Sputnik and the launch of the Saturn V are potent symbols of “The Great Acceleration.” Powered by the burning of fossil fuels, they exploded out of our biosphere. Sitting at the tip of the military-industrial complex, they erupted beyond the planetary boundaries. We are now exceeding many of those biophysical measures of sustainable planetary boundaries, such as the loss of biodiversity and the increasing level of greenhouse gases in the atmosphere. The link between my suburban home and the launch pad at Cape Canaveral was not just the TV in my lounge. The two were mobilised by the same unsustainable energy systems. I can’t even say it’s not rocket science.
In the early twenty-first century, we are standing on the brink of a precipice, but at least we know that we are. We surely don’t understand all the dangers and opportunities ahead of us, but we are now roughly aware of our predicament. That at least is an achievement.
During my recent time as a Rachel Carson fellow, I was working on a book about the origins of Australia’s distinctive traditions of nature writing. Australians (unlike Americans and Britons) have been slow to recognise a popular canon of home-grown environmental writing, a literary lineage of ideas about local ecology and landscape that wrestles with environmental legacies and futures. Academic definitions of environmental history in Australia (which emerged from the 1970s) have tended to overlook this popular stream of writing.

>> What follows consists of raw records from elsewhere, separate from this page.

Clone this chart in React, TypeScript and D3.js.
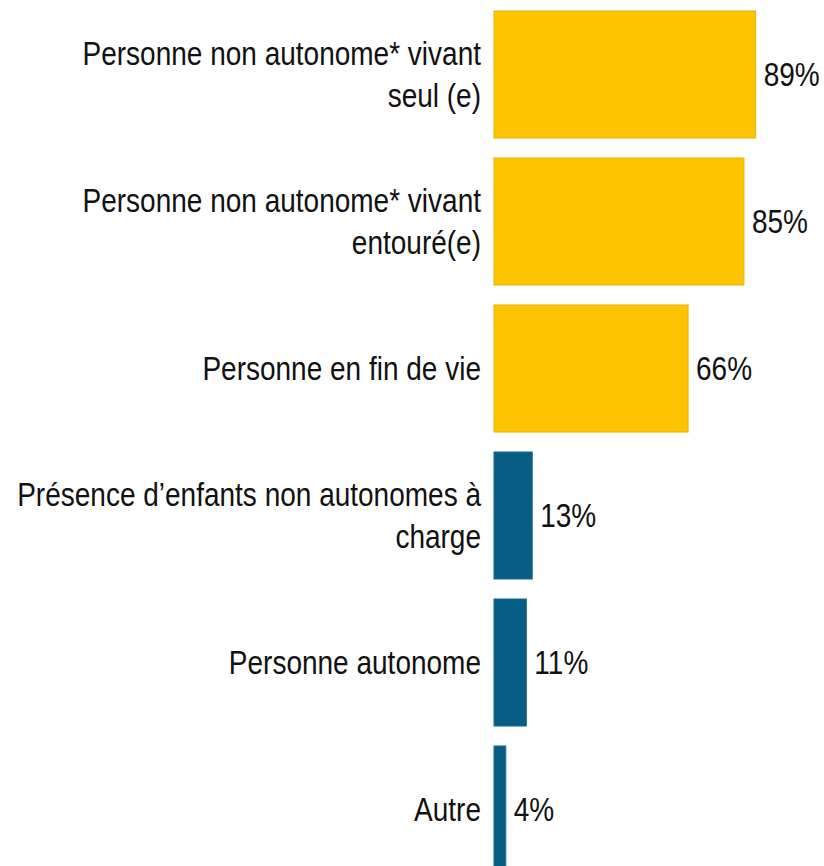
import { useEffect, useRef } from 'react';
import { scaleBand, scaleLinear, select } from 'd3';

// categories (line breaks as in the original)
const labels = [
  ['Personne non autonome* vivant', 'seul (e)'],
  ['Personne non autonome* vivant', 'entouré(e)'],
  ['Personne en fin de vie'],
  ['Présence d\u2019enfants non autonomes à', 'charge'],
  ['Personne autonome'],
  ['Autre'],
];
const values = [89, 85, 66, 13, 11, 4];
const groups = ['gold', 'gold', 'gold', 'blue', 'blue', 'blue'];

const W = 824;
const H = 866;
const SY = 1.17; // the original's text is a bit stretched vertically

export default function App() {
  const svgRef = useRef<SVGSVGElement>(null);

  useEffect(() => {
    const svg = select(svgRef.current);
    svg.selectAll('*').remove();

    const keys = labels.map((l, i) => String(i));
    const x = scaleLinear().domain([0, 100]).range([494, 788]);
    const y = scaleBand().domain(keys).range([1, 883]).paddingInner(0.136).paddingOuter(0.068);
    const mid = (i: number) => y(keys[i])! + y.bandwidth() / 2;

    const fill = { gold: '#FEC400', blue: '#075E84' };
    const stroke = { gold: '#E9B200', blue: '#1A6A8E' };

    const g = svg.append('g');

    g.selectAll('rect')
      .data(values)
      .join('rect')
      .attr('x', x(0))
      .attr('y', (d, i) => y(keys[i])!)
      .attr('width', d => x(d) - x(0))
      .attr('height', y.bandwidth())
      .attr('fill', (d, i) => fill[groups[i]])
      .attr('stroke', (d, i) => stroke[groups[i]])
      .attr('stroke-width', 1);

    // value labels
    g.selectAll('text.val')
      .data(values)
      .join('text')
      .attr('class', 'val')
      .attr('transform', (d, i) => `translate(${x(d) + 8},${mid(i)}) scale(1,${SY})`)
      .attr('dy', '0.35em')
      .text(d => d + '%');

    // category labels
    labels.forEach((lines, i) => {
      const t = g.append('text')
        .attr('transform', `translate(${x(0) - 13},${mid(i)}) scale(1,${SY})`)
        .attr('text-anchor', 'end');
      lines.forEach((line, j) => {
        const off = (j - (lines.length - 1) / 2) * 42 / SY;
        t.append('tspan')
          .attr('x', 0)
          .attr('y', off)
          .attr('dy', '0.35em')
          .text(line);
      });
    });

    g.selectAll('text')
      .attr('font-family', '"Liberation Sans", Arial, sans-serif')
      .attr('font-size', 28)
      .attr('fill', '#111');
  }, []);

  return (
    <svg
      ref={svgRef}
      width={W}
      height={H}
      style={{ position: 'absolute', left: 0, top: 0, background: '#fff' }}
    />
  );
}
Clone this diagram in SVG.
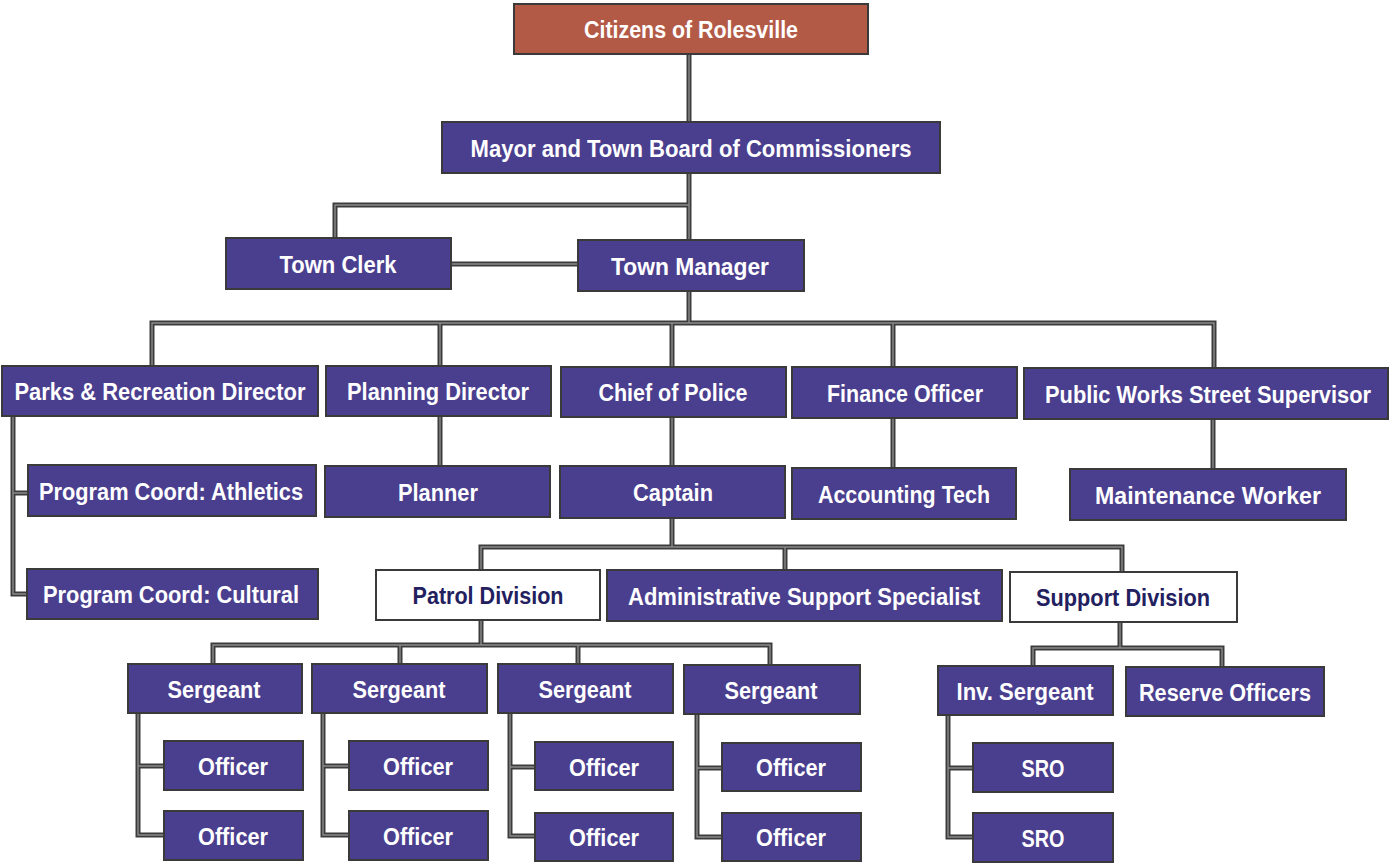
<svg xmlns="http://www.w3.org/2000/svg" xmlns:xlink="http://www.w3.org/1999/xlink" width="1389" height="865" viewBox="0 0 1389 865">
<style>
.box{fill:#4a3e8e;stroke:#3a3a3a;stroke-width:2}
.top{fill:#b35a47;stroke:#3a3a3a;stroke-width:2}
.wbox{fill:#ffffff;stroke:#3a3a3a;stroke-width:2}
.t{font-family:"Liberation Sans",Arial,sans-serif;font-weight:bold;font-size:23px;fill:#ffffff;text-anchor:middle}
.tn{font-family:"Liberation Sans",Arial,sans-serif;font-weight:bold;font-size:23px;fill:#22205e;text-anchor:middle}
.c1{fill:none;stroke:#3c3c3c;stroke-width:5;stroke-linejoin:miter}
.c2{fill:none;stroke:#8a8a8a;stroke-width:1.4}
</style>
<rect width="1389" height="865" fill="#ffffff"/>
<defs>
<path id="conn" d="M689,54 V122 M689,172 V240 M689,205 H335 V238 M451,264 H578 M689,291 V323 M152,366 V323 H1214 V368 M440,323 V366 M672,323 V367 M893,323 V367
M13,416 V594 H27 M13,493 H28 M440,416 V466 M672,417 V466 M893,418 V468 M1213,419 V469
M672,518 V547 M481,570 V547 H1122 V572 M785,547 V570
M481,620 V645 M213,664 V645 H770 V665 M400,645 V664 M578,645 V664
M1120,622 V648 M1033,666 V648 H1222 V667
M138,713 V835 H164 M138,766 H164 M323,713 V835 H349 M323,766 H349
M510,713 V836 H535 M510,767 H535 M697,714 V837 H722 M697,768 H722
M948,715 V837 H973 M948,768 H973"/>
</defs>
<g id="connectors">
<use xlink:href="#conn" href="#conn" class="c1"/>
<use xlink:href="#conn" href="#conn" class="c2"/>
</g>
<g id="citizens"><rect class="top" x="514" y="4" width="354" height="50"/><text class="t" x="691" y="38" textLength="214" lengthAdjust="spacingAndGlyphs">Citizens of Rolesville</text></g>
<g id="mayor"><rect class="box" x="442" y="122" width="498" height="51"/><text class="t" x="691" y="157" textLength="441" lengthAdjust="spacingAndGlyphs">Mayor and Town Board of Commissioners</text></g>
<g id="clerk"><rect class="box" x="226" y="238" width="225" height="51"/><text class="t" x="338" y="273" textLength="117" lengthAdjust="spacingAndGlyphs">Town Clerk</text></g>
<g id="manager"><rect class="box" x="578" y="240" width="226" height="51"/><text class="t" x="690" y="275" textLength="158" lengthAdjust="spacingAndGlyphs">Town Manager</text></g>
<g id="parks"><rect class="box" x="2" y="366" width="316" height="50"/><text class="t" x="160" y="400" textLength="291" lengthAdjust="spacingAndGlyphs">Parks &amp; Recreation Director</text></g>
<g id="planning"><rect class="box" x="326" y="366" width="225" height="50"/><text class="t" x="438" y="400" textLength="182" lengthAdjust="spacingAndGlyphs">Planning Director</text></g>
<g id="chief"><rect class="box" x="561" y="367" width="225" height="50"/><text class="t" x="673" y="401" textLength="149" lengthAdjust="spacingAndGlyphs">Chief of Police</text></g>
<g id="finance"><rect class="box" x="792" y="367" width="225" height="51"/><text class="t" x="905" y="402" textLength="156" lengthAdjust="spacingAndGlyphs">Finance Officer</text></g>
<g id="publicworks"><rect class="box" x="1024" y="368" width="364" height="51"/><text class="t" x="1208" y="403" textLength="326" lengthAdjust="spacingAndGlyphs">Public Works Street Supervisor</text></g>
<g id="athletics"><rect class="box" x="28" y="465" width="288" height="51"/><text class="t" x="171" y="500" textLength="264" lengthAdjust="spacingAndGlyphs">Program Coord: Athletics</text></g>
<g id="planner"><rect class="box" x="325" y="466" width="225" height="51"/><text class="t" x="438" y="501" textLength="80" lengthAdjust="spacingAndGlyphs">Planner</text></g>
<g id="captain"><rect class="box" x="560" y="466" width="225" height="52"/><text class="t" x="673" y="501" textLength="80" lengthAdjust="spacingAndGlyphs">Captain</text></g>
<g id="accounting"><rect class="box" x="792" y="468" width="224" height="51"/><text class="t" x="904" y="503" textLength="172" lengthAdjust="spacingAndGlyphs">Accounting Tech</text></g>
<g id="maintenance"><rect class="box" x="1070" y="469" width="276" height="51"/><text class="t" x="1208" y="504" textLength="226" lengthAdjust="spacingAndGlyphs">Maintenance Worker</text></g>
<g id="cultural"><rect class="box" x="27" y="569" width="291" height="50"/><text class="t" x="171" y="603" textLength="256" lengthAdjust="spacingAndGlyphs">Program Coord: Cultural</text></g>
<g id="patrol"><rect class="wbox" x="376" y="570" width="224" height="50"/><text class="tn" x="488" y="604" textLength="151" lengthAdjust="spacingAndGlyphs">Patrol Division</text></g>
<g id="admin"><rect class="box" x="607" y="570" width="395" height="51"/><text class="t" x="804" y="605" textLength="352" lengthAdjust="spacingAndGlyphs">Administrative Support Specialist</text></g>
<g id="support"><rect class="wbox" x="1010" y="572" width="227" height="50"/><text class="tn" x="1123" y="606" textLength="174" lengthAdjust="spacingAndGlyphs">Support Division</text></g>
<g id="sergeant1"><rect class="box" x="128" y="664" width="174" height="49"/><text class="t" x="214" y="698" textLength="93" lengthAdjust="spacingAndGlyphs">Sergeant</text></g>
<g id="sergeant2"><rect class="box" x="312" y="664" width="175" height="49"/><text class="t" x="399" y="698" textLength="93" lengthAdjust="spacingAndGlyphs">Sergeant</text></g>
<g id="sergeant3"><rect class="box" x="498" y="664" width="175" height="49"/><text class="t" x="585" y="698" textLength="93" lengthAdjust="spacingAndGlyphs">Sergeant</text></g>
<g id="sergeant4"><rect class="box" x="684" y="665" width="176" height="49"/><text class="t" x="771" y="699" textLength="93" lengthAdjust="spacingAndGlyphs">Sergeant</text></g>
<g id="invsergeant"><rect class="box" x="938" y="666" width="175" height="49"/><text class="t" x="1025" y="700" textLength="137" lengthAdjust="spacingAndGlyphs">Inv. Sergeant</text></g>
<g id="reserve"><rect class="box" x="1126" y="667" width="198" height="49"/><text class="t" x="1225" y="701" textLength="172" lengthAdjust="spacingAndGlyphs">Reserve Officers</text></g>
<g id="officer1a"><rect class="box" x="164" y="741" width="139" height="49"/><text class="t" x="233" y="775" textLength="70" lengthAdjust="spacingAndGlyphs">Officer</text></g>
<g id="officer1b"><rect class="box" x="164" y="811" width="139" height="49"/><text class="t" x="233" y="845" textLength="70" lengthAdjust="spacingAndGlyphs">Officer</text></g>
<g id="officer2a"><rect class="box" x="349" y="741" width="139" height="49"/><text class="t" x="418" y="775" textLength="70" lengthAdjust="spacingAndGlyphs">Officer</text></g>
<g id="officer2b"><rect class="box" x="349" y="811" width="139" height="49"/><text class="t" x="418" y="845" textLength="70" lengthAdjust="spacingAndGlyphs">Officer</text></g>
<g id="officer3a"><rect class="box" x="535" y="742" width="138" height="48"/><text class="t" x="604" y="776" textLength="70" lengthAdjust="spacingAndGlyphs">Officer</text></g>
<g id="officer3b"><rect class="box" x="535" y="813" width="138" height="48"/><text class="t" x="604" y="846" textLength="70" lengthAdjust="spacingAndGlyphs">Officer</text></g>
<g id="officer4a"><rect class="box" x="722" y="743" width="139" height="48"/><text class="t" x="791" y="776" textLength="70" lengthAdjust="spacingAndGlyphs">Officer</text></g>
<g id="officer4b"><rect class="box" x="722" y="813" width="139" height="48"/><text class="t" x="791" y="846" textLength="70" lengthAdjust="spacingAndGlyphs">Officer</text></g>
<g id="sro1"><rect class="box" x="973" y="743" width="140" height="49"/><text class="t" x="1043" y="777" textLength="43" lengthAdjust="spacingAndGlyphs">SRO</text></g>
<g id="sro2"><rect class="box" x="973" y="813" width="140" height="49"/><text class="t" x="1043" y="847" textLength="43" lengthAdjust="spacingAndGlyphs">SRO</text></g>
</svg>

Yet our public debates about nature and land management are shaped by this literature and its evolving politics, often unconsciously. My aim is to evoke and reclaim these forgotten sources of ideas because environmental history has become an essential intellectual and practical instrument of understanding and survival. It has alerted us to the sensitivity of humanity’s relationship to nature; it also connects the domestic and the global and is thus crucial to our capacity to act. The era launched by Sputnik has propelled us well beyond the planetary boundaries. The question now is, can we return safely to Earth?